Photojournalism: Is seeing believing?

“The one look, the perfect moment, the serendipitous split-second confluence of subject, light, shadow; camera, shooter, history; the right place, the right time — this is a photojournalist’s quest. … The elusive goal of the photojournalist: proving the unthinkable true.” —    From the book “Crusaders, Scoundrels, Journalists”

Is seeing believing? When Oliver Wendell Holmes looked at Civil War photographs in Mathew Brady’s New York gallery, he said yes: “Let him who wishes to know what war is, look at these.” Yet many of Brady’s pictures were staged; corpses posed for dramatic effect. Early cameras could capture only subjects that remained perfectly still. Brady’s pictures of the dead could not yet appear in print. For newspapers and magazines, sketch artists drew battle scenes.

Regardless of medium, for journalists, truth is the goal. Said World War II photographer Margaret Bourke-White: “Utter truth is essential.” Though a camera never blinks, we can. Photographs can lie – a warning to all in an age when smart phones and the cameras they contain are becoming universal.

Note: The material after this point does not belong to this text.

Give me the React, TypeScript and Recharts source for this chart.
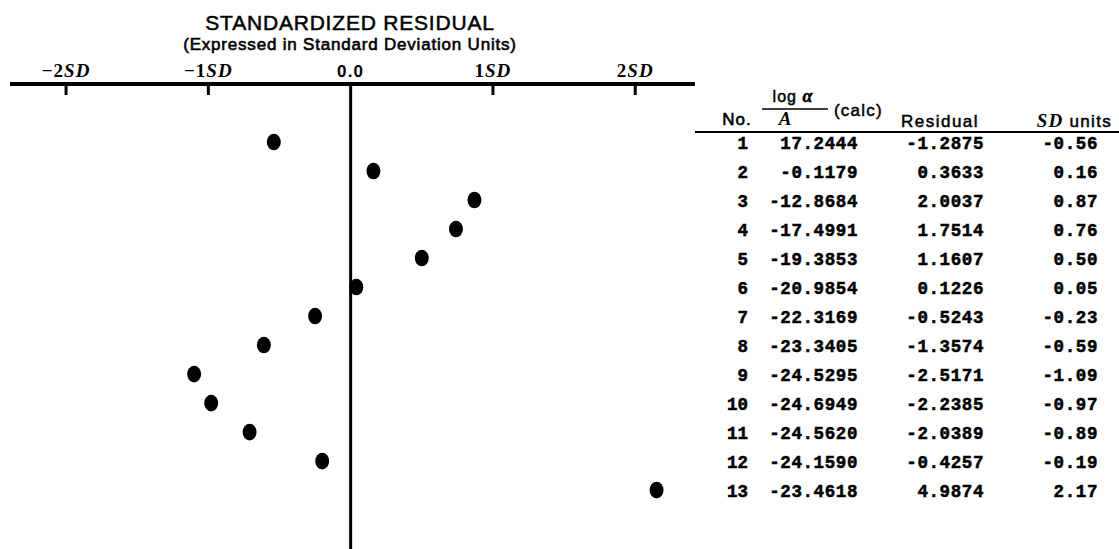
import React from "react";
import { ScatterChart, Scatter, XAxis, YAxis, ReferenceLine } from "recharts";

// table columns (as printed)
const rowNo = ["1", "2", "3", "4", "5", "6", "7", "8", "9", "10", "11", "12", "13"];
const logAlphaCalc = [
  "17.2444", "-0.1179", "-12.8684", "-17.4991", "-19.3853", "-20.9854", "-22.3169",
  "-23.3405", "-24.5295", "-24.6949", "-24.5620", "-24.1590", "-23.4618",
];
const residuals = [
  "-1.2875", "0.3633", "2.0037", "1.7514", "1.1607", "0.1226", "-0.5243",
  "-1.3574", "-2.5171", "-2.2385", "-2.0389", "-0.4257", "4.9874",
];
const sdUnits = [
  "-0.56", "0.16", "0.87", "0.76", "0.50", "0.05", "-0.23",
  "-0.59", "-1.09", "-0.97", "-0.89", "-0.19", "2.17",
];

// dot positions (SD units)
const plottedSD = [-0.54, 0.16, 0.87, 0.74, 0.5, 0.04, -0.25, -0.61, -1.1, -0.98, -0.71, -0.2, 2.15];
const rowIndex = [1, 2, 3, 4, 5, 6, 7, 8, 9, 10, 11, 12, 13];

const tickValues = [-2, -1, 0, 1, 2];
const tickNums = ["\u22122", "\u22121", "0.0", "1", "2"];
const tickUnits = ["SD", "SD", "", "SD", "SD"];

const points = plottedSD.map((v, i) => ({ sd: v, row: rowIndex[i] }));

const SANS = "'Liberation Sans', Arial, Helvetica, sans-serif";
const SERIF = "'Liberation Serif', 'Times New Roman', serif";
const MONO = "'Liberation Mono', 'DejaVu Sans Mono', monospace";

const SdTick = (props: any) => {
  const { x, y, payload } = props;
  const i = tickValues.indexOf(payload.value);
  if (tickUnits[i] === "") {
    return (
      <text x={x} y={y - 7} textAnchor="middle" fontFamily={SANS} fontWeight="bold" fontSize={17} letterSpacing={1.2} fill="#000">
        {tickNums[i]}
      </text>
    );
  }
  return (
    <g>
      <line x1={x} y1={y} x2={x} y2={y + 11} stroke="#000" strokeWidth={3} />
      <text x={x} y={y - 7} textAnchor="middle" fontFamily={SERIF} fontWeight="bold" fontSize={19} letterSpacing={1} fill="#000">
        <tspan>{tickNums[i]}</tspan>
        <tspan fontStyle="italic">{tickUnits[i]}</tspan>
      </text>
    </g>
  );
};

const Dot = (props: any) => {
  const { cx, cy } = props;
  return <ellipse cx={cx} cy={cy} rx={7} ry={8.3} fill="#000" />;
};

const rowY = (i: number) => 142 + 29 * i;

export default function App() {
  return (
    <div style={{ position: "absolute", left: 0, top: 0, width: 1119, height: 549, background: "#fff" }}>
      <div style={{ position: "absolute", left: 0, top: 0 }}>
        <ScatterChart width={700} height={549} margin={{ top: 54, right: 5, bottom: 0, left: 10 }}>
          <XAxis
            dataKey="sd"
            type="number"
            orientation="top"
            height={30}
            domain={[-2.394, 2.42]}
            ticks={tickValues}
            allowDataOverflow
            axisLine={{ stroke: "#000", strokeWidth: 4 }}
            tickLine={false}
            tickSize={0}
            tickMargin={0}
            tick={<SdTick />}
            interval={0}
          />
          <YAxis dataKey="row" type="number" domain={[-1, 15.03]} reversed hide />
          <ReferenceLine x={0} stroke="#000" strokeWidth={3} />
          <Scatter data={points} isAnimationActive={false} shape={<Dot />} />
        </ScatterChart>
      </div>
      <svg width={1119} height={549} style={{ position: "absolute", left: 0, top: 0, pointerEvents: "none" }}>
        <text x={350} y={30} textAnchor="middle" fontFamily={SANS} fontSize={21} letterSpacing={0.8} fill="#000" stroke="#000" strokeWidth={0.5}>
          STANDARDIZED RESIDUAL
        </text>
        <text x={350} y={50} textAnchor="middle" fontFamily={SANS} fontSize={17} letterSpacing={0.8} fill="#000" stroke="#000" strokeWidth={0.6}>
          (Expressed in Standard Deviation Units)
        </text>

        {/* table header */}
        <text x={793} y={102} textAnchor="middle" fontFamily={SANS} fontSize={16} letterSpacing={1} fill="#000" stroke="#000" strokeWidth={0.5}>
          log <tspan fontFamily={SERIF} fontStyle="italic" fontWeight="bold" fontSize={18}>{"\u03b1"}</tspan>
        </text>
        <line x1={762} y1={109} x2={828} y2={109} stroke="#000" strokeWidth={1.6} />
        <text x={785} y={125} textAnchor="middle" fontFamily={SERIF} fontWeight="bold" fontStyle="italic" fontSize={19} fill="#000">
          A
        </text>
        <text x={834} y={116} fontFamily={SANS} fontSize={17} letterSpacing={1.2} fill="#000" stroke="#000" strokeWidth={0.5}>
          (calc)
        </text>
        <text x={737} y={125} textAnchor="middle" fontFamily={SANS} fontSize={17} letterSpacing={1} fill="#000" stroke="#000" strokeWidth={0.6}>
          No.
        </text>
        <text x={940} y={127} textAnchor="middle" fontFamily={SANS} fontSize={17} letterSpacing={1.5} fill="#000" stroke="#000" strokeWidth={0.5}>
          Residual
        </text>
        <text x={1112} y={127} textAnchor="end" fontFamily={SANS} fontSize={17} letterSpacing={1.3} fill="#000" stroke="#000" strokeWidth={0.5}>
          <tspan fontFamily={SERIF} fontStyle="italic" fontWeight="bold" fontSize={19} strokeWidth={0}>SD</tspan> units
        </text>
        <line x1={695} y1={132} x2={1119} y2={132} stroke="#000" strokeWidth={2} />

        {rowNo.map((n, i) => (
          <g key={n} fontFamily={MONO} fontWeight="bold" fontSize={17.5} fill="#000" stroke="#000" strokeWidth={0.5}>
            <text x={748} y={rowY(i) + 7} textAnchor="end">{n}</text>
            <text x={858} y={rowY(i) + 7} textAnchor="end" letterSpacing={0.6}>{logAlphaCalc[i]}</text>
            <text x={984} y={rowY(i) + 7} textAnchor="end" letterSpacing={0.6}>{residuals[i]}</text>
            <text x={1098} y={rowY(i) + 7} textAnchor="end" letterSpacing={0.6}>{sdUnits[i]}</text>
          </g>
        ))}
      </svg>
    </div>
  );
}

Activities at three levels for students:

Flashlight: Explore the following photojournalism websites: TIME LightBox, Noor, Kashi, The New York Times LENS and World Press Photo. Identify common elements that make great images and select your favorite photo. How does this picture tell a story that words alone cannot describe?

Spotlight: Enroll in the free Language of the Image module at Poynter News University. See how the elements of emotion, juxtaposition, point of entry and many others combine to create amazing pictures. Take the quiz at the end of the module. How did you do? Blog your thoughts about the class (is it dated or still relevant?) as well as your opinion about this quote: When photographers and editors don’t articulate the journalistic value of an image, an important voice of the publication is muted or rendered ineffective.”

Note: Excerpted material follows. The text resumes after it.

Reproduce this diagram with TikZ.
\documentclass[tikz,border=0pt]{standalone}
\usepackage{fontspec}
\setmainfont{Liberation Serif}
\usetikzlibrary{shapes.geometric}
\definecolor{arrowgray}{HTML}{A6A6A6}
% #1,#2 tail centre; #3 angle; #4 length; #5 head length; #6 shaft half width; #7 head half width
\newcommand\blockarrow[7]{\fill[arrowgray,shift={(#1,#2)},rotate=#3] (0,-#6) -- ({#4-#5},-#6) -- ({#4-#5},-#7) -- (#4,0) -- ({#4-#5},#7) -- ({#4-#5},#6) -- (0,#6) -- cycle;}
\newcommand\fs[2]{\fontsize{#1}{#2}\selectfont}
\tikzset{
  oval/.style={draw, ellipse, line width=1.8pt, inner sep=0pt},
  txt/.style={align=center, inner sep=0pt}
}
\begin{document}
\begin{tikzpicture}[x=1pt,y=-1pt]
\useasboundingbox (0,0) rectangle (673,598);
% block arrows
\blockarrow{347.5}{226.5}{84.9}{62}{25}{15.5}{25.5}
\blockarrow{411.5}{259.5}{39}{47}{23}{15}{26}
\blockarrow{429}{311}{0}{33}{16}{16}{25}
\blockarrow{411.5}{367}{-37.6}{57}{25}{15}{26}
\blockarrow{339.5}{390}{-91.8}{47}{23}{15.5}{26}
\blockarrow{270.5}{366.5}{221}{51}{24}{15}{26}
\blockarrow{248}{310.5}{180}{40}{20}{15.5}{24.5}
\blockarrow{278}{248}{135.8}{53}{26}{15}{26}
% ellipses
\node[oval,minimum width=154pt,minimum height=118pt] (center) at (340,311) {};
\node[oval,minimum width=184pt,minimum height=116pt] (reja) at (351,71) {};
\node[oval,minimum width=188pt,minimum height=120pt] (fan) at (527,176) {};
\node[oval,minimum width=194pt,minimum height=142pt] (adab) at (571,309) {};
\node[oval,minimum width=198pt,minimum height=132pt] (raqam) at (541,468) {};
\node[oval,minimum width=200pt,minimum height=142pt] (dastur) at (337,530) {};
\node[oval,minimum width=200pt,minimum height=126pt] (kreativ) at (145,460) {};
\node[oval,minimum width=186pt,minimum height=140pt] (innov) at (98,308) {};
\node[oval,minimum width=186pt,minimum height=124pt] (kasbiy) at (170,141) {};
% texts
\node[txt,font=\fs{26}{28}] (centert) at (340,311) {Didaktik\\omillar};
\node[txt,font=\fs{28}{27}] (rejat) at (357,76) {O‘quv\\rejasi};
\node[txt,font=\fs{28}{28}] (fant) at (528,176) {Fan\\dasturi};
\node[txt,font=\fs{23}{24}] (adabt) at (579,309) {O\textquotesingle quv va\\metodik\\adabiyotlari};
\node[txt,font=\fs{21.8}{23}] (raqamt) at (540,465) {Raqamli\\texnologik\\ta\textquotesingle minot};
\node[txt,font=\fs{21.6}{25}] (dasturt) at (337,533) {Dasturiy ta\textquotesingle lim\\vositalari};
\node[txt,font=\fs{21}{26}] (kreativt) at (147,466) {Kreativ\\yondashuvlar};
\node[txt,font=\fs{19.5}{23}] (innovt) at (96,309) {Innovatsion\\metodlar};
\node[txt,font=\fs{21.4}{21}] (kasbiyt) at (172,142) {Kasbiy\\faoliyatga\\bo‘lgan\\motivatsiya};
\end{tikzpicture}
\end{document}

Searchlight Go out and take a picture that tells a story. Upload it to Tumblr with an explanation of why it is a good photo. Describe the elements from the Language of the Image course that are part of your photo. Now find a picture that isn’t real from the fact-checkers at Snopes.com. Blog both, explaining why the good picture was good and how people knew the bad one was false.

Extra credit: Find a site like CNN’s iReport. Look at the assignments page. Take a photo or video and submit it to the news organization you’ve selected. Wait until the newsroom selects the citizen journalism it wants to use. Did you make the cut? Explain why or why not.